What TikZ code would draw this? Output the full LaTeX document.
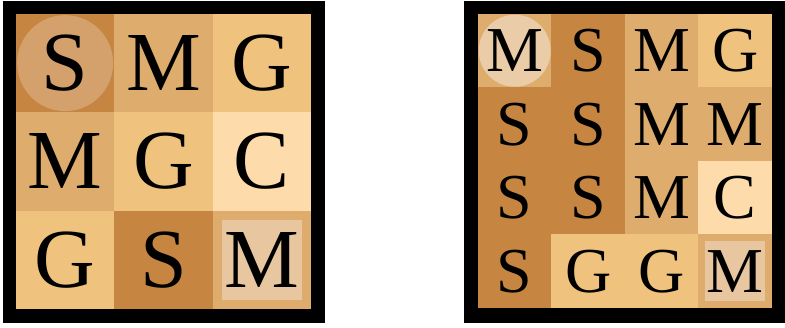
\documentclass[tikz,border=0pt]{standalone}
\usepackage{fontspec}
\setmainfont{Liberation Serif}
\usepackage{tikz}
\definecolor{colS}{HTML}{C68642}
\definecolor{colM}{HTML}{DEAD6E}
\definecolor{colG}{HTML}{EFC27E}
\definecolor{colC}{HTML}{FDDBAB}
\definecolor{cerchioS}{HTML}{D4A06C}
\definecolor{cerchioM}{HTML}{EACCA8}
\definecolor{riquadro}{HTML}{E8C7A0}

\begin{document}
\begin{tikzpicture}[x=1pt, y=-1pt,
    cella/.style={minimum size=#1, inner sep=0pt, outer sep=0pt, draw=none},
    lettera/.style={inner sep=0pt, text=black, font=\fontsize{#1}{#1}\selectfont}]
    \useasboundingbox (0,0) rectangle (785,328);

    % Griglia 3x3
    \fill[black] (3,1) rectangle (325,323);
    \foreach \r/\riga in {0/{S,M,G}, 1/{M,G,C}, 2/{G,S,M}} {
        \foreach \l [count=\c from 0] in \riga
            \node[cella=98.6pt, fill=col\l] (L-\r-\c) at ({16+98.33*(\c+0.5)},{14+98.33*(\r+0.5)}) {};
    }
    \fill[cerchioS] (L-0-0) circle[radius=48]; % Evidenziazione di partenza
    \fill[riquadro] (L-2-2) ++(-40,-40) rectangle ++(80,80); % Evidenziazione di arrivo
    \foreach \r/\riga in {0/{S,M,G}, 1/{M,G,C}, 2/{G,S,M}} {
        \foreach \l [count=\c from 0] in \riga
            \node[lettera=84] (tL-\r-\c) at (L-\r-\c) {\l};
    }

    % Griglia 4x4
    \fill[black] (464,1) rectangle (785,323);
    \foreach \r/\riga in {0/{M,S,M,G}, 1/{S,S,M,M}, 2/{S,S,M,C}, 3/{S,G,G,M}} {
        \foreach \l [count=\c from 0] in \riga
            \node[cella=73.8pt, fill=col\l] (R-\r-\c) at ({478+73.5*(\c+0.5)},{14+73.5*(\r+0.5)}) {};
    }
    \fill[cerchioM] (R-0-0) circle[radius=36]; % Evidenziazione di partenza
    \fill[riquadro] (R-3-3) ++(-30,-30) rectangle ++(60,60); % Evidenziazione di arrivo
    \foreach \r/\riga in {0/{M,S,M,G}, 1/{S,S,M,M}, 2/{S,S,M,C}, 3/{S,G,G,M}} {
        \foreach \l [count=\c from 0] in \riga
            \node[lettera=64] (tR-\r-\c) at (R-\r-\c) {\l};
    }
\end{tikzpicture}
\end{document}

——————————

- **Challenge**
Leaving the pictures aside, transcribe the entire listing exactly.

- **Completed exercise**
What TikZ code would draw this? Output the full LaTeX document.
\documentclass[tikz,border=0pt]{standalone}
\usepackage{fontspec}
\setmainfont{Liberation Serif}
\usepackage{tikz}
\definecolor{colS}{HTML}{C68642}
\definecolor{colM}{HTML}{DEAD6E}
\definecolor{colG}{HTML}{EFC27E}
\definecolor{colC}{HTML}{FDDBAB}
\definecolor{cerchioS}{HTML}{D4A06C}
\definecolor{cerchioM}{HTML}{EACCA8}
\definecolor{riquadro}{HTML}{E8C7A0}

\begin{document}
\begin{tikzpicture}[x=1pt, y=-1pt,
    cella/.style={minimum size=#1, inner sep=0pt, outer sep=0pt, draw=none},
    lettera/.style={inner sep=0pt, text=black, font=\fontsize{#1}{#1}\selectfont}]
    \useasboundingbox (0,0) rectangle (785,328);

    % Griglia 3x3
    \fill[black] (3,1) rectangle (325,323);
    \foreach \r/\riga in {0/{S,M,G}, 1/{M,G,C}, 2/{G,S,M}} {
        \foreach \l [count=\c from 0] in \riga
            \node[cella=98.6pt, fill=col\l] (L-\r-\c) at ({16+98.33*(\c+0.5)},{14+98.33*(\r+0.5)}) {};
    }
    \fill[cerchioS] (L-0-0) circle[radius=48]; % Evidenziazione di partenza
    \fill[riquadro] (L-2-2) ++(-40,-40) rectangle ++(80,80); % Evidenziazione di arrivo
    \foreach \r/\riga in {0/{S,M,G}, 1/{M,G,C}, 2/{G,S,M}} {
        \foreach \l [count=\c from 0] in \riga
            \node[lettera=84] (tL-\r-\c) at (L-\r-\c) {\l};
    }

    % Griglia 4x4
    \fill[black] (464,1) rectangle (785,323);
    \foreach \r/\riga in {0/{M,S,M,G}, 1/{S,S,M,M}, 2/{S,S,M,C}, 3/{S,G,G,M}} {
        \foreach \l [count=\c from 0] in \riga
            \node[cella=73.8pt, fill=col\l] (R-\r-\c) at ({478+73.5*(\c+0.5)},{14+73.5*(\r+0.5)}) {};
    }
    \fill[cerchioM] (R-0-0) circle[radius=36]; % Evidenziazione di partenza
    \fill[riquadro] (R-3-3) ++(-30,-30) rectangle ++(60,60); % Evidenziazione di arrivo
    \foreach \r/\riga in {0/{M,S,M,G}, 1/{S,S,M,M}, 2/{S,S,M,C}, 3/{S,G,G,M}} {
        \foreach \l [count=\c from 0] in \riga
            \node[lettera=64] (tR-\r-\c) at (R-\r-\c) {\l};
    }
\end{tikzpicture}
\end{document}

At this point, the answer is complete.